Otra pregunta de mi joven conocida fue acerca de la manera en que los críticos encaramos nuestros artículos, por lo que contesto con argumentos que muchos hemos venido repitiendo. Creo que todos tenemos o debemos tener, un código deontológico que nos impida traspasar ciertos límites. Si no es posible la objetividad, ya que muchos pensamos que no existe porque estamos marcados por nuestras vivencias, género, edad e ideología, hemos de tener imparcialidad dentro de lo posible. Cada vez nos atacan menos los teatristas insatisfechos, aunque algunos lo hacen de manera solapada y por Internet; en este caso no propiciamos críticas negativas: si el ataque es de alguien que no se respeta, simplemente se ignora y en todo caso no se vuelve a ver el trabajo de ese teatrista y si es de un creador apreciable se valora la siguiente escenificación y si se llega a una opinión favorable se pone por escrito.
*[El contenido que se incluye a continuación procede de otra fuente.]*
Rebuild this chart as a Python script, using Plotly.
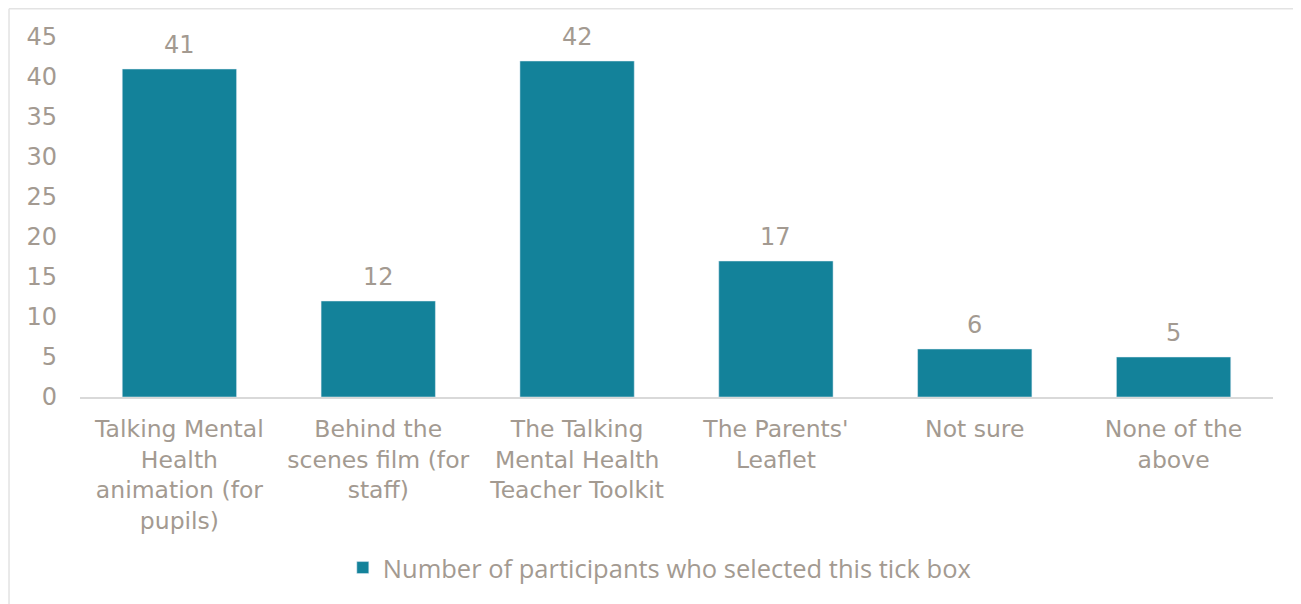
import plotly.graph_objects as go

# data
categories = [
    "Talking Mental<br>Health<br>animation (for<br>pupils)",
    "Behind the<br>scenes film (for<br>staff)",
    "The Talking<br>Mental Health<br>Teacher Toolkit",
    "The Parents'<br>Leaflet",
    "Not sure",
    "None of the<br>above",
]
counts = [41, 12, 42, 17, 6, 5]
series_name = "Number of participants who selected this tick box"
y_ticks = [0, 5, 10, 15, 20, 25, 30, 35, 40, 45]

bar_color = "#13829A"
text_color = "#A39A91"
border_color = "#E3E3E3"

fig = go.Figure()
fig.add_trace(go.Bar(
    x=categories,
    y=counts,
    name=series_name,
    marker=dict(color=bar_color),
))

# value labels above the bars
for cat, val in zip(categories, counts):
    fig.add_annotation(x=cat, y=val, text=str(val), showarrow=False,
                       yanchor="bottom", yshift=8,
                       font=dict(family="DejaVu Sans", size=24, color=text_color))

# outer chart border: only the top and left edges are inside the frame
fig.add_shape(type="line", xref="paper", yref="paper",
              x0=-0.0595, x1=1.1, y0=1.0785, y1=1.0785,
              line=dict(color=border_color, width=1.5), layer="below")
fig.add_shape(type="line", xref="paper", yref="paper",
              x0=-0.0595, x1=-0.0595, y0=-1.0, y1=1.0785,
              line=dict(color=border_color, width=1.5), layer="below")

fig.update_layout(
    width=1293, height=596,
    margin=dict(l=72, r=28, t=29, b=205),
    plot_bgcolor="white", paper_bgcolor="white",
    bargap=0.425,
    font=dict(family="DejaVu Sans", size=24, color=text_color),
    showlegend=True,
    legend=dict(orientation="h", x=0.486, xanchor="center", y=-0.475, yanchor="middle",
                font=dict(family="Open Sans", size=25.5, color=text_color)),
    xaxis=dict(showline=True, linecolor="#D9D9D9", linewidth=1.5, ticks="",
               ticklabelstandoff=10,
               tickfont=dict(family="DejaVu Sans", size=23.5, color=text_color)),
    yaxis=dict(range=[0, 45], tickvals=y_ticks, showgrid=False, zeroline=False,
               showline=False, ticks="", ticklabelstandoff=22,
               tickfont=dict(family="DejaVu Sans", size=24, color=text_color)),
)

fig.write_html("out.html")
No es tan difícil hablar bien de un talento impertinente, lo es más ver negativamente una escenificación de algún teatrista a quien se estima y respeta. No hemos de lanzar datos que nos vienen a la mente si no los confirmamos porque nada es peor que una equivocación en un artículo de crítica (y en caso de equivocación, que yo las cometo y muchas, la honestidad debe llevarnos a una disculpa pública). Cada uno de nosotros tiene un método para su escritura y no es de extrañar tampoco si tenemos diferencias de criterio respecto a un montaje, que cada uno ve las cosas desde su perspectiva. Y, por último, escribir con un lenguaje claro y sin muchas citas, que el periodismo no es la academia.